We arrived in Debaltseve early on February 7, 2015, driving on a road littered with burned-out cars. Speed couldn’t drop below 90 km/h—any slower, and we wouldn’t make it through. What we saw was a terrifying preview of the destruction that would later become all too familiar after 2022: ruined buildings, wrecked cars, shattered windows, empty streets, and the constant roar of mortars.
Locals already knew where to wait for humanitarian aid. We handed it out, stopping at basements where families had been living for months—without light, heat, or any idea when it would end. Ten, twenty, thirty people huddled in damp rooms that had become their only shelter.
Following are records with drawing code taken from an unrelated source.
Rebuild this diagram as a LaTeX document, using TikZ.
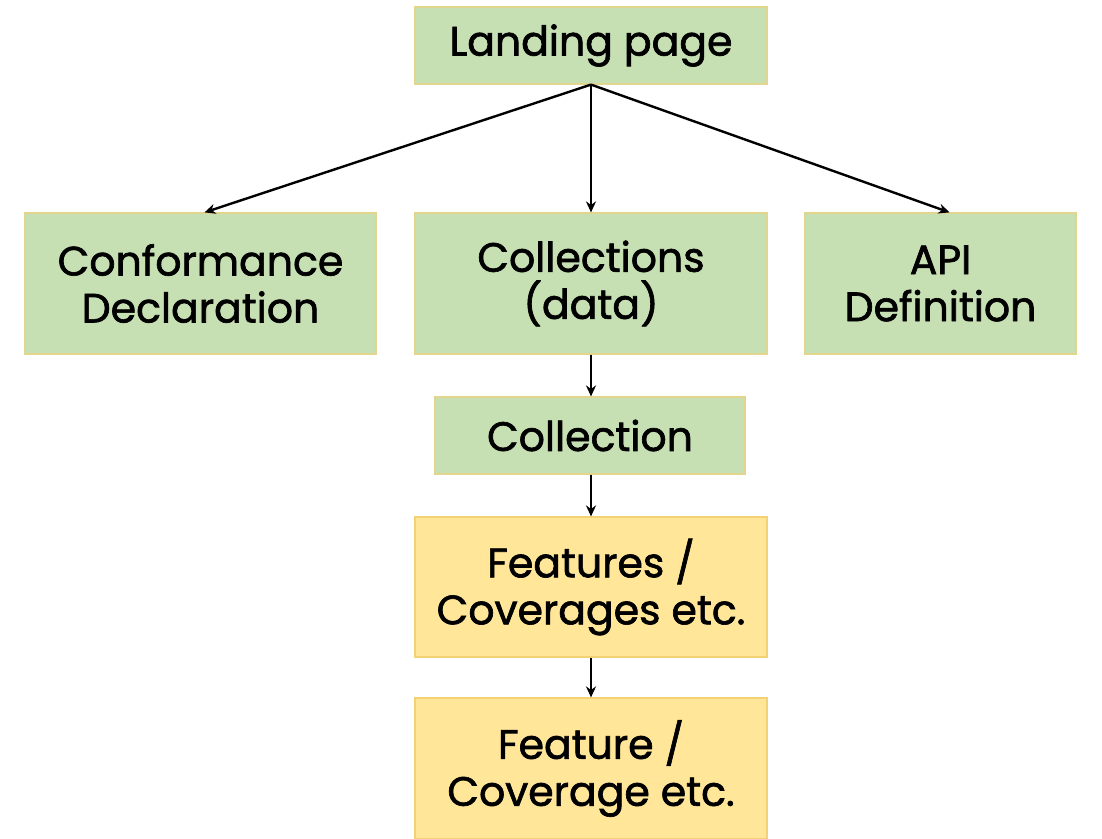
\documentclass[tikz,border=0pt]{standalone}
\usepackage{fontspec}
\setmainfont{Poppins}[FakeBold=1.6]
\usetikzlibrary{arrows.meta}
\definecolor{gfill}{HTML}{C6E0B4}
\definecolor{gdraw}{HTML}{E2D58E}
\definecolor{yfill}{HTML}{FFE699}
\definecolor{ydraw}{HTML}{F3D275}
\tikzset{
  gbox/.style={draw=gdraw, fill=gfill, line width=1.2pt, align=center, inner sep=0pt,
    font=\fontsize{41}{47}\selectfont},
  ybox/.style={draw=ydraw, fill=yfill, line width=1.2pt, align=center, inner sep=0pt,
    font=\fontsize{41}{47}\selectfont},
  conn/.style={line width=2.4pt, -{Stealth[length=11pt,width=10pt]}}
}
\begin{document}
\begin{tikzpicture}[x=1pt,y=-1pt]
\useasboundingbox (0,0) rectangle (1102,838);
\node[gbox, minimum width=352pt, minimum height=77pt] (lp) at (591,45.5) {Landing page};
\node[gbox, minimum width=351pt, minimum height=141pt] (cd) at (200.5,283.5) {Conformance\\Declaration};
\node[gbox, minimum width=352pt, minimum height=141pt] (cs) at (591,283.5) {Collections\\(data)};
\node[gbox, minimum width=271pt, minimum height=141pt] (api) at (940.5,283.5) {API\\Definition};
\node[gbox, minimum width=310pt, minimum height=77pt] (c) at (590,435.5) {Collection};
\node[ybox, minimum width=352pt, minimum height=140pt] (fs) at (591,587) {Features /\\Coverages etc.};
\node[ybox, minimum width=352pt, minimum height=141pt] (f) at (591,768.5) {Feature /\\Coverage etc.};
\draw[conn] (lp.south) -- ([xshift=4pt]cd.north);
\draw[conn] (lp.south) -- (cs.north);
\draw[conn] (lp.south) -- ([xshift=9pt]api.north);
\draw[conn] (cs.south) -- (c.north -| cs.south);
\draw[conn] (c.south -| cs.south) -- (fs.north);
\draw[conn] (fs.south) -- (f.north);
\end{tikzpicture}
\end{document}
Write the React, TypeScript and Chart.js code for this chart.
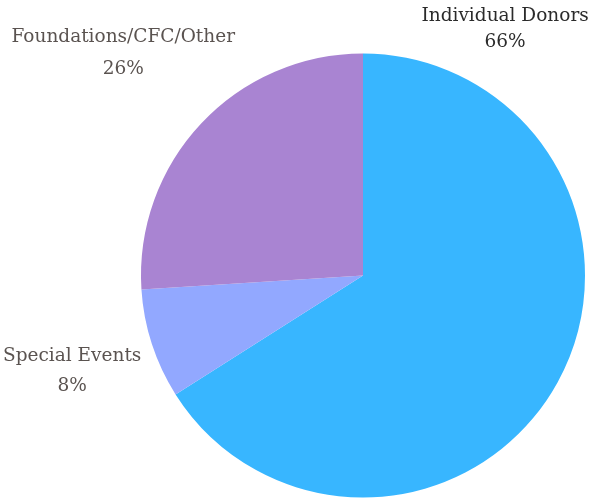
import React, { useEffect, useRef } from "react";
import { Chart, registerables } from "chart.js";

Chart.register(...registerables);

const categories = ["Individual Donors", "Special Events", "Foundations/CFC/Other"];
const values = [66, 8, 26];
const colors = ["#38b6ff", "#92a8ff", "#a984d2"];
const labelColors = ["#2b2b2b", "#5a5350", "#5a5350"];
// label anchor offsets relative to pie center, in units of radius
const labelAnchors = [
  { fx: 0.64, fy: -1.17, gap: 26 },
  { fx: -1.31, fy: 0.365, gap: 30 },
  { fx: -1.08, fy: -1.075, gap: 32 },
];

const outLabels = {
  id: "outLabels",
  afterDraw(chart: any) {
    const meta = chart.getDatasetMeta(0);
    const ctx = chart.ctx;
    const total = values.reduce((a, b) => a + b, 0);
    ctx.save();
    ctx.font = "18.5px 'DejaVu Serif'";
    ctx.textAlign = "center";
    ctx.textBaseline = "middle";
    meta.data.forEach((arc: any, i: number) => {
      const { x, y, outerRadius } = arc.getProps(["x", "y", "outerRadius"], true);
      const a = labelAnchors[i];
      const lx = x + a.fx * outerRadius;
      const ly = y + a.fy * outerRadius;
      ctx.fillStyle = labelColors[i];
      ctx.fillText(categories[i], lx, ly);
      ctx.fillText(Math.round((values[i] / total) * 100) + "%", lx, ly + a.gap);
    });
    ctx.restore();
  },
};

export default function App() {
  const ref = useRef<HTMLCanvasElement>(null);
  useEffect(() => {
    const chart = new Chart(ref.current!, {
      type: "pie",
      data: {
        labels: categories,
        datasets: [
          {
            data: values,
            backgroundColor: colors,
            borderWidth: 0,
          },
        ],
      },
      options: {
        animation: false,
        responsive: true,
        maintainAspectRatio: false,
        layout: { padding: { left: 141, right: 4, top: 53.5, bottom: 4.5 } },
        plugins: { legend: { display: false }, tooltip: { enabled: false } },
      },
      plugins: [outLabels],
    });
    return () => chart.destroy();
  }, []);
  return (
    <div style={{ position: "absolute", left: 0, top: 0, width: 589, height: 502, background: "#fff" }}>
      <canvas ref={ref} />
    </div>
  );
}
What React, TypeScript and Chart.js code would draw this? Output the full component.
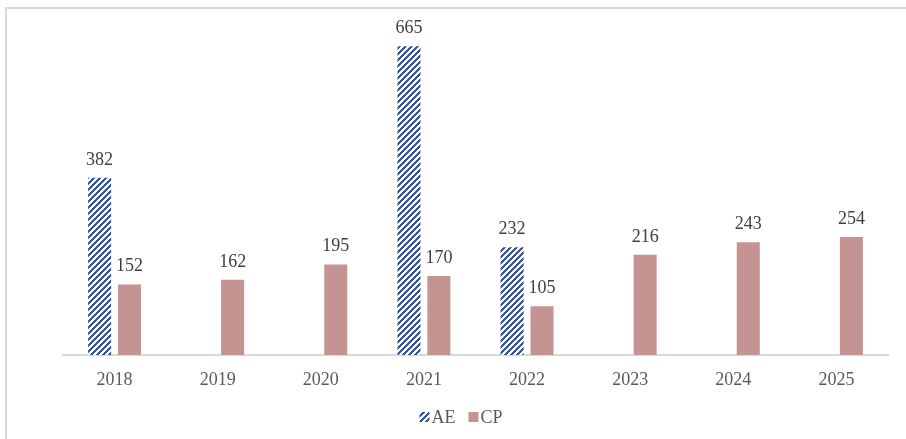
import React, { useEffect, useRef } from "react";
import { Chart, registerables } from "chart.js";

Chart.register(...registerables);

const categories = ["2018", "2019", "2020", "2021", "2022", "2023", "2024", "2025"];
const aeValues: (number | null)[] = [382, null, null, 665, 232, null, null, null];
const cpValues: (number | null)[] = [152, 162, 195, 170, 105, 216, 243, 254];
const seriesNames = ["AE", "CP"];

const BLUE = "#3A5599";
const PINK = "#C59492";
const FONT = "'Liberation Serif', 'Times New Roman', serif";

function makeHatch(): CanvasPattern | string {
  const c = document.createElement("canvas");
  const size = 6;
  c.width = size;
  c.height = size;
  const ctx = c.getContext("2d");
  if (!ctx) return BLUE;
  const img = ctx.createImageData(size, size);
  for (let y = 0; y < size; y++) {
    for (let x = 0; x < size; x++) {
      const i = (y * size + x) * 4;
      const on = (x + y) % size < 3;
      img.data[i] = on ? 0x3a : 255;
      img.data[i + 1] = on ? 0x55 : 255;
      img.data[i + 2] = on ? 0x99 : 255;
      img.data[i + 3] = 255;
    }
  }
  ctx.putImageData(img, 0, 0);
  const p = ctx.createPattern(c, "repeat");
  return p || BLUE;
}

const valueLabels = {
  id: "valueLabels",
  afterDatasetsDraw(chart: any) {
    const ctx = chart.ctx;
    ctx.save();
    ctx.font = `18px ${FONT}`;
    ctx.fillStyle = "#404040";
    ctx.textAlign = "center";
    ctx.textBaseline = "alphabetic";
    chart.data.datasets.forEach((ds: any, di: number) => {
      const meta = chart.getDatasetMeta(di);
      meta.data.forEach((el: any, i: number) => {
        const v = ds.data[i];
        if (v === null || v === undefined) return;
        ctx.fillText(String(v), el.x, el.y - 13);
      });
    });
    ctx.restore();
  },
};

const customLegend = {
  id: "customLegend",
  afterDraw(chart: any) {
    const ctx = chart.ctx;
    ctx.save();
    ctx.font = `18px ${FONT}`;
    ctx.textBaseline = "middle";
    ctx.textAlign = "left";
    const box = 10;
    const gapText = 2;
    const gapItem = 13;
    const items = chart.data.datasets.map((ds: any) => ({
      label: ds.label,
      fill: ds.backgroundColor,
      w: ctx.measureText(ds.label).width,
    }));
    let total = 0;
    items.forEach((it: any, i: number) => {
      total += box + gapText + it.w + (i < items.length - 1 ? gapItem : 0);
    });
    const cy = 417;
    let x = 461 - total / 2;
    items.forEach((it: any) => {
      ctx.fillStyle = it.fill;
      ctx.fillRect(x, cy - box / 2, box, box);
      x += box + gapText;
      ctx.fillStyle = "#595959";
      ctx.fillText(it.label, x, cy + 1);
      x += it.w + gapItem;
    });
    ctx.restore();
  },
};

export default function App() {
  const ref = useRef<HTMLCanvasElement | null>(null);

  useEffect(() => {
    document.body.style.margin = "0";
    if (!ref.current) return;
    const hatch = makeHatch();
    const chart = new Chart(ref.current, {
      type: "bar",
      data: {
        labels: categories,
        datasets: [
          {
            label: seriesNames[0],
            data: aeValues,
            backgroundColor: hatch as any,
            borderWidth: 0,
          },
          {
            label: seriesNames[1],
            data: cpValues,
            backgroundColor: PINK,
            borderWidth: 0,
          },
        ],
      },
      options: {
        animation: false,
        responsive: false,
        maintainAspectRatio: false,
        datasets: {
          bar: {
            categoryPercentage: 0.58,
            barPercentage: 0.77,
          },
        },
        layout: {
          padding: { left: 63, right: 18, top: 30, bottom: 44 },
        },
        plugins: {
          legend: { display: false },
          tooltip: { enabled: false },
        },
        scales: {
          x: {
            grid: { display: false },
            border: { display: true, color: "#D9D9D9", width: 2 },
            ticks: {
              color: "#595959",
              font: { family: FONT, size: 18 },
              padding: 6,
              maxRotation: 0,
            },
            afterFit(scale: any) {
              scale.height = 40;
            },
          },
          y: {
            display: false,
            min: 0,
            max: 700,
          },
        },
      },
      plugins: [valueLabels, customLegend],
    });
    return () => chart.destroy();
  }, []);

  return (
    <div style={{ position: "relative", width: 906, height: 439, overflow: "hidden", background: "#fff" }}>
      <div
        style={{
          position: "absolute",
          left: 5,
          top: 7,
          width: 960,
          height: 500,
          border: "2px solid #D9D9D9",
          boxSizing: "border-box",
        }}
      />
      <canvas ref={ref} width={906} height={439} style={{ position: "absolute", left: 0, top: 0, display: "block" }} />
    </div>
  );
}
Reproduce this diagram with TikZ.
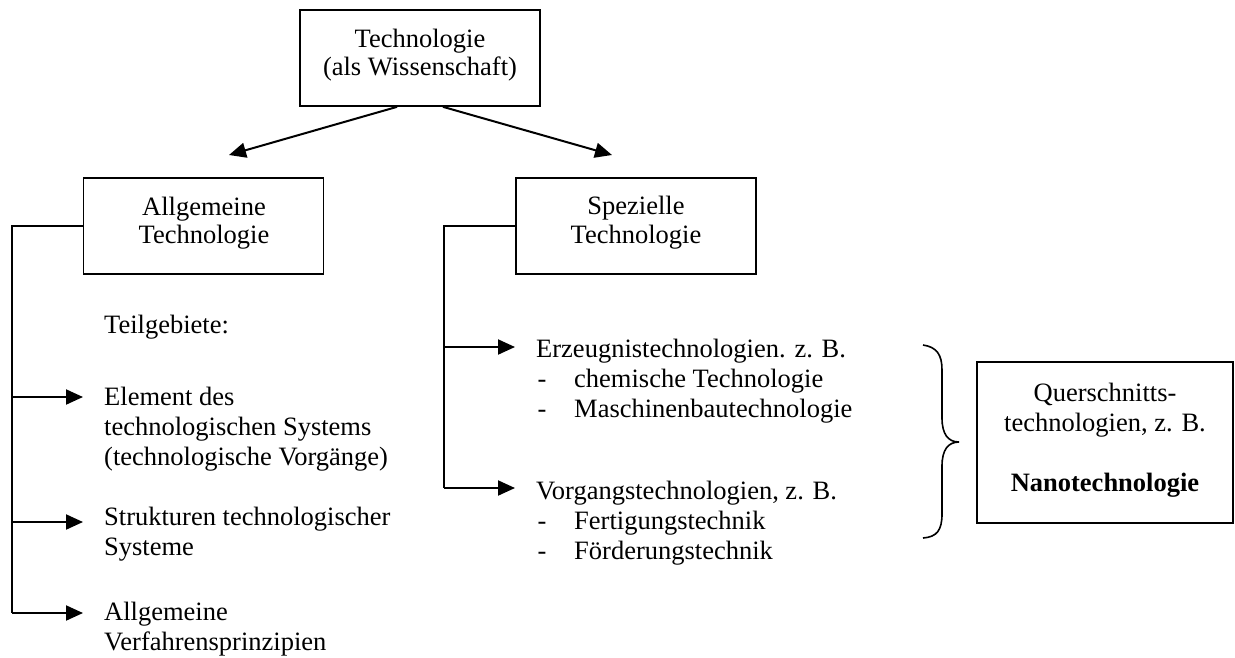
\documentclass[tikz,border=0pt]{standalone}
\usepackage{fontspec}
\setmainfont{Liberation Serif}
\usetikzlibrary{arrows.meta}
\newcommand\lineL[1]{\hbox{#1}}
\newcommand\lineC[1]{\hbox to 0pt{\hss#1\hss}}
\newcommand\dashitem[1]{\hbox{\hspace*{1.5pt}\makebox[36.5pt][l]{-}#1}}
\begin{document}
\begin{tikzpicture}[x=1pt,y=-1pt,
  font=\fontsize{26.5}{30}\selectfont,
  box/.style={draw, line width=1.7pt, minimum width=240pt, minimum height=96pt, inner sep=0pt},
  txt/.style={inner sep=0pt, anchor=base west},
  ctxt/.style={inner sep=0pt, anchor=base},
  ln/.style={line width=2pt},
  arr/.style={line width=2pt, -{Triangle[length=17pt,width=15pt]}}]
\useasboundingbox (0,0) rectangle (1235,657);

% boxes
\node[box] (top) at (420,58) {};
\node[box] (allg) at (203.5,226) {};
\node[box] (spez) at (636,226) {};
\node[draw, line width=2.6pt, minimum width=256pt, minimum height=161pt, inner sep=0pt] (quer) at (1105,442.5) {};

% box texts
\node[ctxt] (topT) at (420,47) {\vtop{\baselineskip=28pt\lineC{Technologie}\lineC{(als Wissenschaft)}}};
\node[ctxt] (allgT) at (204,215) {\vtop{\baselineskip=28pt\lineC{Allgemeine}\lineC{Technologie}}};
\node[ctxt] (spezT) at (636,214) {\vtop{\baselineskip=29pt\lineC{Spezielle}\lineC{Technologie}}};
\node[ctxt] (querT) at (1105,401) {\vtop{\lineC{Querschnitts-}\lineC{technologien, z. B.}\lineC{}\lineC{\bfseries Nanotechnologie}}};

% list texts
\node[txt] (teil) at (104,333) {Teilgebiete:};
\node[txt] (elem) at (104,405) {\vtop{\lineL{Element des}\lineL{technologischen Systems}\lineL{(technologische Vorgänge)}}};
\node[txt] (strk) at (104,525) {\vtop{\lineL{Strukturen technologischer}\lineL{Systeme}}};
\node[txt] (verf) at (104,620) {\vtop{\lineL{Allgemeine}\lineL{Verfahrensprinzipien}}};
\node[txt] (erz) at (536,357) {\vtop{\lineL{Erzeugnistechnologien. z. B.}\dashitem{chemische Technologie}\dashitem{Maschinenbautechnologie}}};
\node[txt] (vorg) at (536,499) {\vtop{\lineL{Vorgangstechnologien, z. B.}\dashitem{Fertigungstechnik}\dashitem{Förderungstechnik}}};

% top arrows
\coordinate (tipL) at (229,155);
\coordinate (tipR) at (612,155);
\draw[arr] ([xshift=-23pt]top.south) -- (tipL);
\draw[arr] ([xshift=23pt]top.south) -- (tipR);

% left tree
\coordinate (L0) at (12,226);
\coordinate (L1) at (12,397);
\coordinate (L2) at (12,522);
\coordinate (L3) at (12,613);
\coordinate (a1) at (83,397);
\coordinate (a2) at (83,522);
\coordinate (a3) at (83,613);
\draw[ln] (allg.west) -- (L0) -- (L3);
\draw[arr] (L3) -- (a3);
\draw[arr] (L1) -- (a1);
\draw[arr] (L2) -- (a2);

% right tree
\coordinate (R0) at (444,226);
\coordinate (R1) at (444,347);
\coordinate (R2) at (444,488);
\coordinate (b1) at (515,347);
\coordinate (b2) at (515,488);
\draw[ln] (spez.west) -- (R0) -- (R2);
\draw[arr] (R2) -- (b2);
\draw[arr] (R1) -- (b1);

% brace
\draw[line width=1.6pt] (923,345) .. controls (937,347) and (942,355) .. (942,370)
  -- (942,418) .. controls (942,434) and (948,442) .. (959,442)
  .. controls (948,442) and (942,450) .. (942,466)
  -- (942,514) .. controls (942,530) and (937,537) .. (923,538);
\end{tikzpicture}
\end{document}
I begged them to leave. To take only the essentials and go—because this wasn’t life. Because soon it would be over, and they would return home. Because we would help rebuild.
I was wrong.
The next day, the shelling got worse. Two days later, evacuation teams could no longer reach the city. A week later, Ukrainian forces left Debaltseve.
I still remember the faces of those I pleaded with. “Maybe tomorrow,” they said. “We need to pack, finish things first.”
And now, ten years later, I wonder—how many of them actually made it out?
P.S. Between January 28, 2015, and the fall of Debaltseve, 5,238 people were evacuated, including 961 children and 80 individuals unable to move on their own.
Grateful to the State Emergency Service rescue teams, First Deputy Head of Donetsk Regional Administration Oleksandr Klymenko, and volunteers Oleksiy Fedchenko and Hennadiy Lysenko, who helped convince people to leave. That day, we evacuated 260 people.